TMO reports Q2 results on July 22 with the Street broadly supportive but increasingly cautious on valuation, even as the stock has clawed back ground from a difficult spring.
The analyst picture tells the clearest story heading into the print. Sentiment has shifted toward selective caution over the past few months — multiple firms including Evercore ISI, Wells Fargo, and Barclays trimmed price targets while holding positive ratings, a pattern that says "still a buy, but the premium is harder to justify." Two firms, Bernstein and Piper Sandler, entered coverage in June at neutral-equivalent ratings, setting targets of $520 and $510 respectively — both below the current price of $532. The mean consensus target sits at $591, implying roughly 11% upside, but the direction of travel has been one of steady compression.

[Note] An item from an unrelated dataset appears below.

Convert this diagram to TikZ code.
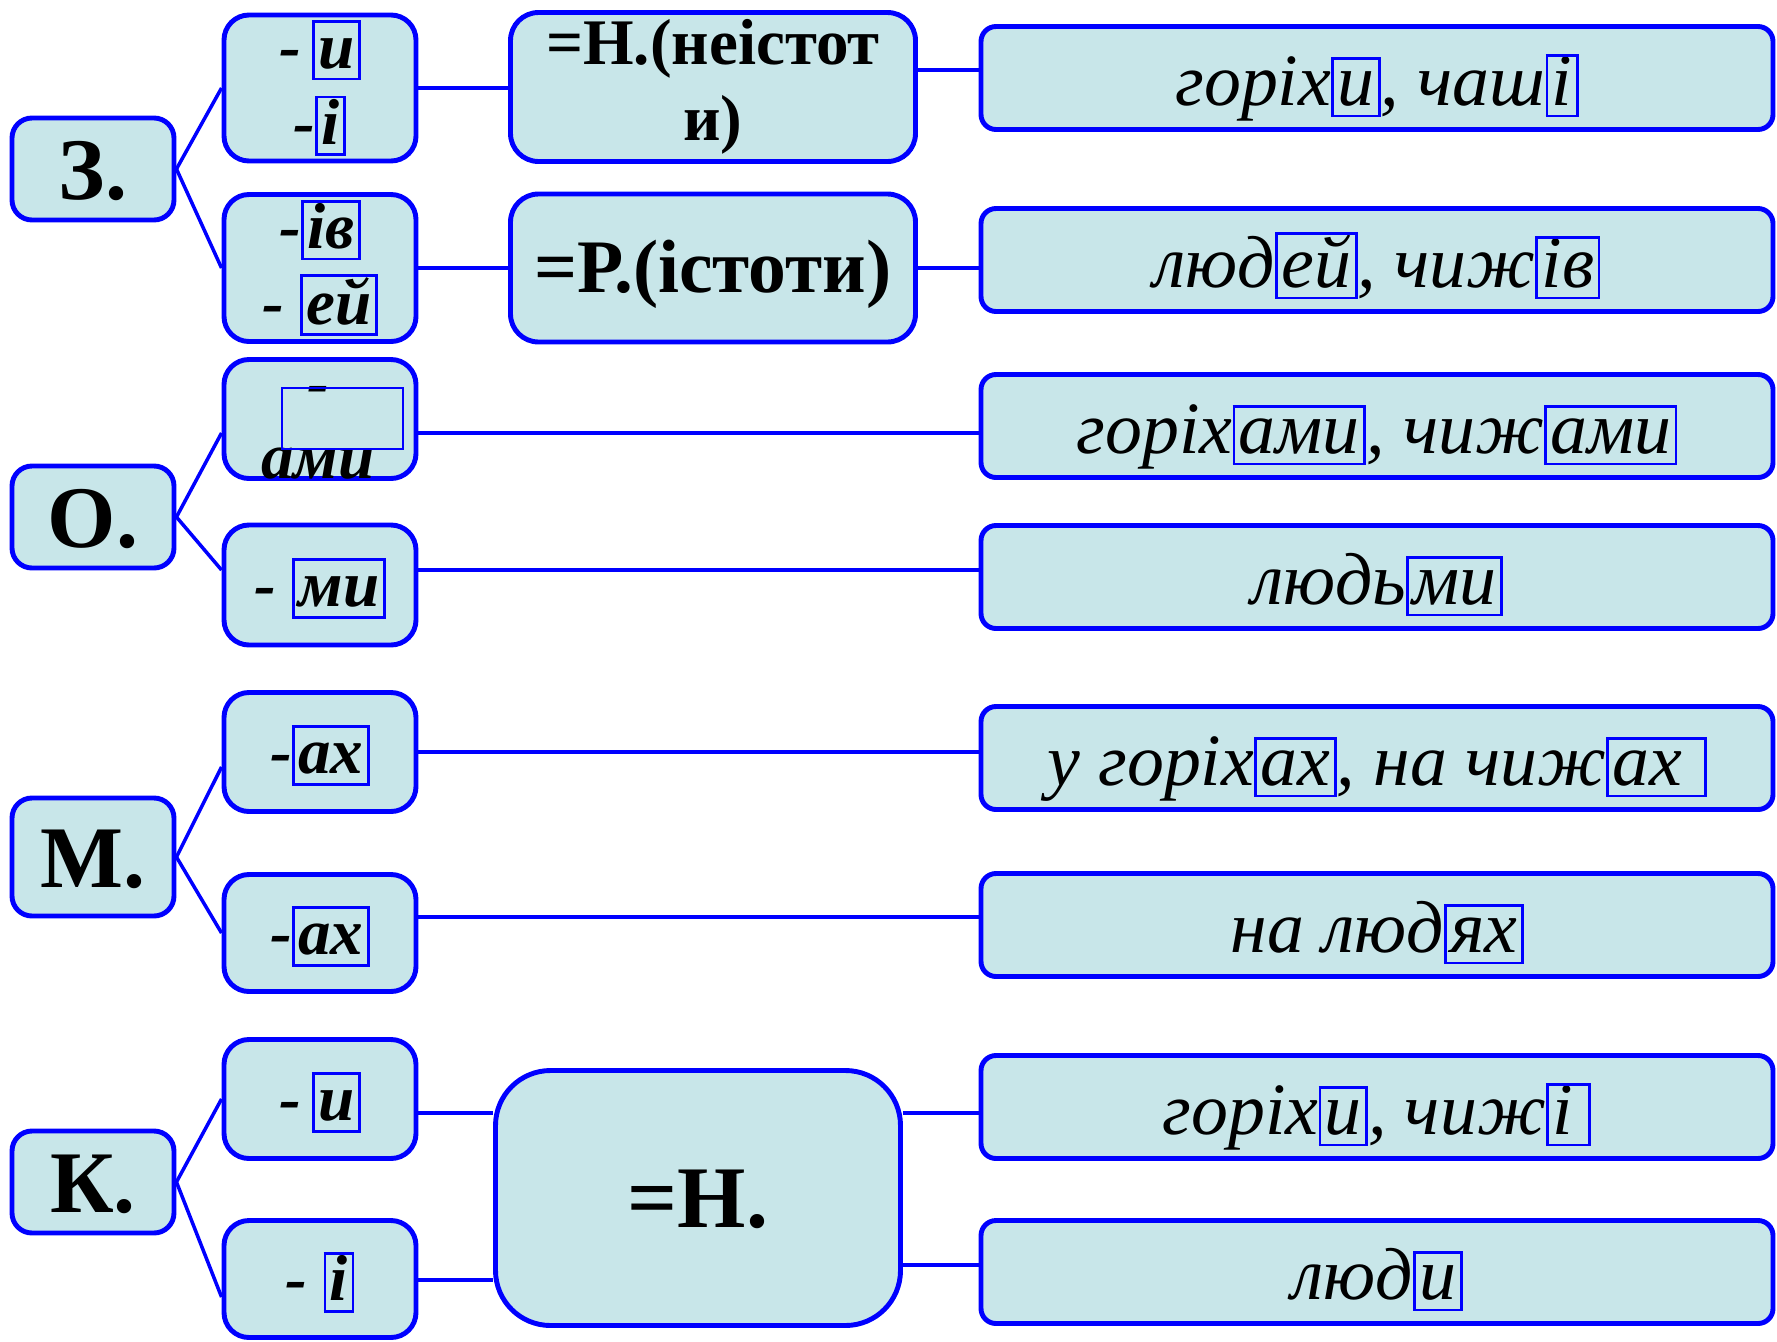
\documentclass[tikz,border=0pt]{standalone}
\usepackage{fontspec}
\setmainfont{Liberation Serif}
\definecolor{boxfill}{RGB}{200,230,233}
% framed ending inside a word
\newcommand{\flex}[1]{{\color{blue}\setlength{\fboxsep}{0pt}\setlength{\fboxrule}{0.8pt}%
  \fbox{\color{black}\rule[-2.6pt]{0pt}{15.6pt}\kern1pt#1\kern1pt}}}

\begin{document}
\begin{tikzpicture}[x=0.1mm, y=-0.1mm,
  box/.style={draw=blue, fill=boxfill, line width=1.4pt, inner sep=0pt},
  casebox/.style={box, rounded corners=0.2cm, minimum width=1.62cm, minimum height=1.02cm,
    font=\fontsize{25}{30}\selectfont\bfseries, text height=17.6pt, text depth=0pt},
  endbox/.style={box, rounded corners=0.25cm, minimum width=1.92cm, align=center,
    font=\fontsize{18.5}{21.5}\selectfont\bfseries\itshape},
  endtext/.style={font=\fontsize{18.5}{21.5}\selectfont\bfseries\itshape, inner sep=0pt, anchor=base},
  eqbox/.style={box, rounded corners=0.28cm, minimum width=4.05cm, minimum height=1.48cm, align=center,
    font=\fontsize{21.5}{25}\selectfont\bfseries},
  wordbox/.style={box, rounded corners=0.15cm, minimum width=7.92cm, minimum height=1.03cm,
    font=\fontsize{21}{25}\selectfont\itshape, text height=15.6pt, text depth=0pt},
  link/.style={draw=blue, line width=1.4pt},
  branch/.style={draw=blue, line width=1pt}]
  \useasboundingbox (0,0) rectangle (1777,1341);

  % cases
  \node[casebox] (z) at (93,169) {З.};
  \node[casebox] (o) at (93,517) {О.};
  \node[casebox, minimum height=1.18cm] (m) at (93,857) {М.};
  \node[casebox] (k) at (93,1182) {К.};

  % endings
  \node[endbox, minimum height=1.46cm] (e1) at (320,88) {-\,\flex{и}\\-\flex{і}};
  \node[endbox, minimum height=1.47cm] (e2) at (320,268) {-\flex{ів}\\- \flex{ей}};
  \node[endbox, minimum height=1.19cm] (e3) at (320,419) {};
  \node[endtext] (e3dash) at (318,404) {-};
  \node[endtext] (e3low) at (318,478) {ами};
  \draw[blue, line width=0.8pt] (282,388) rectangle (403,449);
  \node[endbox, minimum height=1.2cm, text height=12.4pt, text depth=0pt] (e4) at (320,585) {- \flex{ми}};
  \node[endbox, minimum height=1.19cm, text height=12.4pt, text depth=0pt] (e5) at (320,752) {-\flex{ах}};
  \node[endbox, minimum height=1.17cm, text height=12.4pt, text depth=0pt] (e6) at (320,933) {-\flex{ах}};
  \node[endbox, minimum height=1.19cm, text height=12.4pt, text depth=0pt] (e7) at (320,1099) {-\,\flex{и}};
  \node[endbox, minimum height=1.17cm, text height=12.4pt, text depth=0pt] (e8) at (320,1279) {- \flex{і}};

  % equal to
  \node[eqbox, minimum height=1.49cm, font=\fontsize{18.5}{21.5}\selectfont\bfseries] (q1) at (713,87) {=Н.(неістот\\и)};
  \node[eqbox, text height=14.2pt, text depth=0pt] (q2) at (713,268) {=Р.(істоти)};
  \node[eqbox, rounded corners=0.55cm, minimum height=2.55cm, font=\fontsize{25}{30}\selectfont\bfseries,
    text height=17pt, text depth=0pt] (q3) at (698,1198) {=Н.};

  % examples
  \node[wordbox] (w1) at (1377,78) {горіх\flex{и}, чаш\flex{і}};
  \node[wordbox] (w2) at (1377,260) {люд\flex{ей}, чиж\flex{ів}};
  \node[wordbox] (w3) at (1377,426) {горіх\flex{ами}, чиж\flex{ами}};
  \node[wordbox] (w4) at (1377,577) {людь\flex{ми}};
  \node[wordbox] (w5) at (1377,758) {у горіх\flex{ах}, на чиж\flex{ах\ }};
  \node[wordbox] (w6) at (1377,925) {на люд\flex{ях}};
  \node[wordbox] (w7) at (1377,1107) {горіх\flex{и}, чиж\flex{і\,}};
  \node[wordbox] (w8) at (1377,1272) {люд\flex{и}};

  % connectors
  \draw[branch] (z.east) -- (e1.west);
  \draw[branch] (z.east) -- (e2.west);
  \draw[link] (e1.east) -- (e1.east -| q1.west);
  \draw[link] (q1.east |- 0,70) -- (w1.west |- 0,70);
  \draw[link] (e2.east) -- (e2.east -| q2.west);
  \draw[link] (q2.east) -- (q2.east -| w2.west);
  \draw[branch] (o.east) -- (e3.west |- 0,433);
  \draw[branch] (o.east) -- (e4.west |- 0,570);
  \draw[link] (e3.east |- 0,433) -- (w3.west |- 0,433);
  \draw[link] (e4.east |- 0,570) -- (w4.west |- 0,570);
  \draw[branch] (m.east) -- (e5.west |- 0,767);
  \draw[branch] (m.east) -- (e6.west);
  \draw[link] (e5.east) -- (e5.east -| w5.west);
  \draw[link] (e6.east |- 0,917) -- (w6.west |- 0,917);
  \draw[branch] (k.east) -- (e7.west);
  \draw[branch] (k.east) -- (e8.west |- 0,1297);
  \draw[link] (e7.east |- 0,1113) -- (q3.west |- 0,1113);
  \draw[link] (q3.east |- 0,1113) -- (w7.west |- 0,1113);
  \draw[link] (e8.east |- 0,1280) -- (q3.west |- 0,1280);
  \draw[link] (q3.east |- 0,1265) -- (w8.west |- 0,1265);
\end{tikzpicture}
\end{document}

HSBC's downgrade to Hold in early June, from Buy with a $670 target, was the starkest signal that margin pressure is a live concern.
Bulls point to a credible multi-year growth narrative: the life sciences solutions segment on a roughly 5% compound annual growth path, EPS expansion running near 8-9% annually, and the Clario acquisition strengthening the CRO business as biopharma outsourcing accelerates. The forward EPS growth score ranks in the 87th percentile versus the broader universe, suggesting the Street sees the earnings trajectory as genuinely superior to peers. Bears counter with the margin story — adjusted EBIT margin has deteriorated sharply from 2021 peaks, and biotech funding headwinds have kept instrument demand soft. Biopharma capital spending caution is precisely the lever that drove last quarter's 8.6% one-day drop after the April print, the sharpest reaction in the recent history tracked here. The five-day follow-through added another 6.8% to the downside.
Short interest tells a far less charged story. At 1.4% of free float, shorts have built modest positions — up roughly 19% over the past week — but from a very low base, and the lending market is entirely uncongested. Availability is essentially unlimited, with the borrow pool running at a fraction of capacity and cost-to-borrow near 0.29%, down sharply from mid-July levels above 0.5%. Options positioning is similarly restrained: the put/call ratio edged up to 0.96 on July 17, slightly above its 20-day average of 0.93 but only a third of a standard deviation above the norm — well within the range of routine hedging rather than defensive crowding. TMO's close peers DHR and RGEN both gained around 2% on the week while CRL and BRKR fell 3-4%, underscoring that the sector is far from moving in lockstep heading into the print.
The Q2 report is therefore less a question of whether Thermo Fisher can grow and more a test of whether it can demonstrate that margins have stabilised — and whether biopharma spending is finally inflecting, after a quarter that already delivered a sharp downside reaction when the answer fell short.